Valve is obviously trying to make amends. Shortly before Epic unveiled its store, Valve announced a better revenue split for games that sell a certain number of copies. But Epic is clearly in it for the long haul. Presumably, some money changed hands between Epic and Ubisoft, as is common when distribution channels lock down exclusives. Epic is also giving away a free game every couple of weeks (one can assume Epic is subsidizing these giveaways for the titles’ developers). In a shrewd tactical move, Epic also hired Sergey Galyonkin, the creator of Steam Spy, an analytics tool that tracks fluctuations in Valve’s marketplace.

Tucked into the Division announcement is also news of an expansion of Fortnite’s Support-A-Creator mode. That mode allows people who stream Fortnite on Twitch, for instance, to earn a share of the revenue from people who buy Fortnite items. If a player buys a new costume for your character, their preferred streamer gets a cut. It’s commodified, quantified, monetized fandom. Galyonkin announced on Twitter that every game sold on the Epic Store will feature similar functionality.

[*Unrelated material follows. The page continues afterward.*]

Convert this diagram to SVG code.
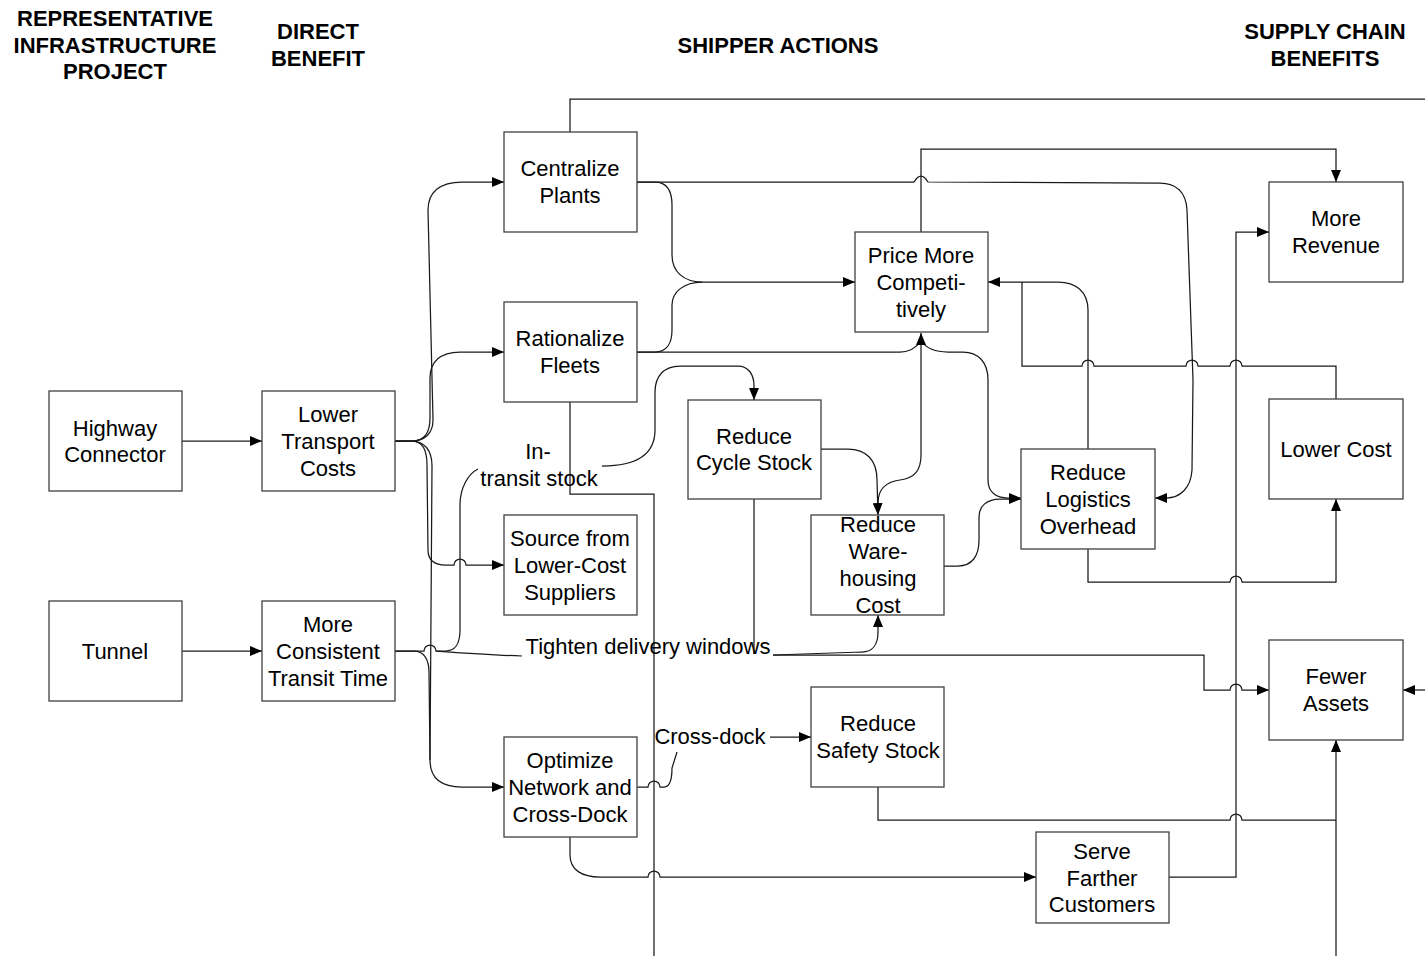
<svg xmlns="http://www.w3.org/2000/svg" width="1425" height="956" viewBox="0 0 1425 956">
<style>
.box{fill:#fff;stroke:#404040;stroke-width:1.3}
.t{font-family:"Liberation Sans",Arial,sans-serif;font-size:22px;fill:#000;text-anchor:middle}
.h{font-family:"Liberation Sans",Arial,sans-serif;font-size:22px;font-weight:bold;fill:#000;text-anchor:middle}
.c{fill:none;stroke:#1a1a1a;stroke-width:1.25}
.a{marker-end:url(#ah)}
</style>
<defs>
<marker id="ah" viewBox="0 0 12 10" refX="12" refY="5" markerWidth="12" markerHeight="10" markerUnits="userSpaceOnUse" orient="auto">
<path d="M0,0 L12,5 L0,10 z" fill="#000"/>
</marker>
</defs>
<rect width="1425" height="956" fill="#fff"/>

<g id="headers">
<text class="h" x="115" y="26">REPRESENTATIVE</text>
<text class="h" x="115" y="53">INFRASTRUCTURE</text>
<text class="h" x="115" y="79">PROJECT</text>
<text class="h" x="318" y="39">DIRECT</text>
<text class="h" x="318" y="66">BENEFIT</text>
<text class="h" x="778" y="53">SHIPPER ACTIONS</text>
<text class="h" x="1325" y="39">SUPPLY CHAIN</text>
<text class="h" x="1325" y="66">BENEFITS</text>
</g>

<g id="connectors">
<path class="c a" d="M182,441 H262"/>
<path class="c a" d="M182,651 H262"/>
<path class="c a" d="M395,441 H412 C424,441 433,434 433,420 L428,210 C428,192 440,182 462,182 L504,182"/>
<path class="c a" d="M395,441 H412 C424,441 430,434 430,418 L430,378 C430,362 440,352 460,352 L504,352"/>
<path class="c a" d="M395,441 H412 C422,441 427,450 427,465 L428,550 C428,560 434,565 446,565 L454,565 A6,6 0 0 1 466,565 L504,565"/>
<path class="c a" d="M395,441 H412 C424,441 432,450 432,466 L430,760 C430,778 440,787 462,787 L504,787"/>
<path class="c" d="M395,651 H414 C423,651 429,658 429,672 L430,760"/>
<path class="c" d="M395,651 H424 A6,6 0 0 1 436,651 H445 C455,651 460,645 460,630 L460,505 C460,488 468,474 478,469"/>
<path class="c a" d="M602,466 C630,466 655,458 655,430 L655,392 C655,376 664,366 680,366 L738,366 C748,366 754,374 754,386 L754,400"/>
<path class="c" d="M436,651 C450,652 490,655 522,656"/>
<path class="c a" d="M773,655 L862,652 C872,652 878,645 878,632 L878,615"/>
<path class="c a" d="M773,655 H1204 V690 H1230 A6,6 0 0 1 1242,690 H1269"/>
<path class="c" d="M754,499 V654"/>
<path class="c" d="M570,402 V494 H654 V956"/>
<path class="c" d="M570,132 V99 H1425"/>
<path class="c a" d="M1425,690 H1403"/>
<path class="c a" d="M1336,956 V740"/>
<path class="c a" d="M637,182 H655 C666,182 672,190 672,205 L672,255 C672,272 684,282 702,282 L855,282"/>
<path class="c" d="M637,352 H655 C666,352 672,344 672,330 L672,305 C672,292 684,282 702,282"/>
<path class="c a" d="M637,182 H914 Q921,170 928,182 L1160,183 C1176,183 1186,192 1187,210 L1193,380 L1192,470 C1191,488 1180,498 1166,498 L1155,498"/>
<path class="c a" d="M637,352 H900 C910,352 916,348 921,341 C926,348 934,352 948,352 L963,352 C978,352 988,362 988,380 L988,480 C988,492 996,498 1008,498 L1021,498"/>
<path class="c a" d="M878,503 C878,490 885,482 900,480 C915,478 921,470 921,455 L921,333"/>
<path class="c a" d="M821,449 H848 C866,449 877,460 877,480 L878,515"/>
<path class="c a" d="M944,566 H958 C972,566 979,556 979,540 L979,517 C979,506 987,499 1000,499 L1021,499"/>
<path class="c a" d="M1088,449 L1088,310 C1088,292 1076,282 1058,282 L988,282"/>
<path class="c" d="M1022,282 V366 H1082 A6,6 0 0 1 1094,366 H1186 A6,6 0 0 1 1198,366 H1230 A6,6 0 0 1 1242,366 H1336 V399"/>
<path class="c a" d="M1088,549 V582 H1230 A6,6 0 0 1 1242,582 H1336 V499"/>
<path class="c a" d="M1169,877 H1236 V232 H1269"/>
<path class="c a" d="M921,232 V149 H1336 V182"/>
<path class="c" d="M878,787 V820 H1230 A6,6 0 0 1 1242,820 H1336"/>
<path class="c a" d="M570,837 V855 C570,870 582,877 600,877 L648,877 A6,6 0 0 1 660,877 L1036,877"/>
<path class="c" d="M637,787 H648 A6,6 0 0 1 660,787 H664 C670,787 672,780 672,768 L677,752"/>
<path class="c a" d="M770,737 H811"/>
</g>

<g id="labels">
<text class="t" x="538" y="459">In-</text>
<text class="t" x="539" y="486">transit stock</text>
<text class="t" x="648" y="654">Tighten delivery windows</text>
<text class="t" x="710" y="744">Cross-dock</text>
</g>

<g id="highway-connector"><rect class="box" x="49" y="391" width="133" height="100"/><text class="t" x="115" y="436">Highway</text><text class="t" x="115" y="462">Connector</text></g>
<g id="tunnel"><rect class="box" x="49" y="601" width="133" height="100"/><text class="t" x="115" y="659">Tunnel</text></g>
<g id="lower-transport-costs"><rect class="box" x="262" y="391" width="133" height="100"/><text class="t" x="328" y="422">Lower</text><text class="t" x="328" y="449">Transport</text><text class="t" x="328" y="476">Costs</text></g>
<g id="more-consistent-transit-time"><rect class="box" x="262" y="601" width="133" height="100"/><text class="t" x="328" y="632">More</text><text class="t" x="328" y="659">Consistent</text><text class="t" x="328" y="686">Transit Time</text></g>
<g id="centralize-plants"><rect class="box" x="504" y="132" width="133" height="100"/><text class="t" x="570" y="176">Centralize</text><text class="t" x="570" y="203">Plants</text></g>
<g id="rationalize-fleets"><rect class="box" x="504" y="302" width="133" height="100"/><text class="t" x="570" y="346">Rationalize</text><text class="t" x="570" y="373">Fleets</text></g>
<g id="source-lower-cost"><rect class="box" x="504" y="515" width="133" height="100"/><text class="t" x="570" y="546">Source from</text><text class="t" x="570" y="573">Lower-Cost</text><text class="t" x="570" y="600">Suppliers</text></g>
<g id="optimize-network"><rect class="box" x="504" y="737" width="133" height="100"/><text class="t" x="570" y="768">Optimize</text><text class="t" x="570" y="795">Network and</text><text class="t" x="570" y="822">Cross-Dock</text></g>
<g id="price-more-competitively"><rect class="box" x="855" y="232" width="133" height="100"/><text class="t" x="921" y="263">Price More</text><text class="t" x="921" y="290">Competi-</text><text class="t" x="921" y="317">tively</text></g>
<g id="reduce-cycle-stock"><rect class="box" x="688" y="400" width="133" height="99"/><text class="t" x="754" y="444">Reduce</text><text class="t" x="754" y="470">Cycle Stock</text></g>
<g id="reduce-warehousing"><rect class="box" x="811" y="515" width="133" height="100"/><text class="t" x="878" y="532">Reduce</text><text class="t" x="878" y="559">Ware-</text><text class="t" x="878" y="586">housing</text><text class="t" x="878" y="613">Cost</text></g>
<g id="reduce-logistics-overhead"><rect class="box" x="1021" y="449" width="134" height="100"/><text class="t" x="1088" y="480">Reduce</text><text class="t" x="1088" y="507">Logistics</text><text class="t" x="1088" y="534">Overhead</text></g>
<g id="reduce-safety-stock"><rect class="box" x="811" y="687" width="133" height="100"/><text class="t" x="878" y="731">Reduce</text><text class="t" x="878" y="758">Safety Stock</text></g>
<g id="serve-farther-customers"><rect class="box" x="1036" y="832" width="133" height="91"/><text class="t" x="1102" y="859">Serve</text><text class="t" x="1102" y="886">Farther</text><text class="t" x="1102" y="912">Customers</text></g>
<g id="more-revenue"><rect class="box" x="1269" y="182" width="134" height="100"/><text class="t" x="1336" y="226">More</text><text class="t" x="1336" y="253">Revenue</text></g>
<g id="lower-cost"><rect class="box" x="1269" y="399" width="134" height="100"/><text class="t" x="1336" y="457">Lower Cost</text></g>
<g id="fewer-assets"><rect class="box" x="1269" y="640" width="134" height="100"/><text class="t" x="1336" y="684">Fewer</text><text class="t" x="1336" y="711">Assets</text></g>
</svg>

Amazon implemented a similar system for games purchased through a Twitch streamer’s channel. A couple of years ago, it seemed like Twitch, a social network that also functions as a commercial for any video game, was going to leverage its position to take on Steam (especially since it had acquired — what else — a desktop launcher) but Twitch-as-store hasn’t really gained ground. Even still, the idea of launching a store for the enormous audience you already have appears to have made sense to Epic.

Epic is slowly but surely making a big push to get people used to the idea of jumping ship from Steam (the company pulled a similar move by releasing Fortnite’s Android app outside of the Google Play store, a move almost unheard-of for top-tier mobile apps). More importantly, Epic has a chance to capture an entire generation that isn’t even invested in Steam. Fortnite, just like other major PC games, has its own proprietary launcher. That launcher was, until recently, a bland piece of software that Epic updated overnight into a sleek digital storefront. Without opting in, every single Fortnite player on PC became an Epic store customer, and every future Fortnite player on PC has to install Epic’s games store. Fortnite and the store are now inseparable.

The adolescent portion of Fortnite’s player base is now coming into (or is only a few years away from) substantial purchasing power. With Fortnite and free game giveaways and quasi-exclusives, Epic is already conditioning players to see its storefront as a viable place to start their PC game collections. It’s a long play, but one that seems poised to pay off as long as Steam continues to falter.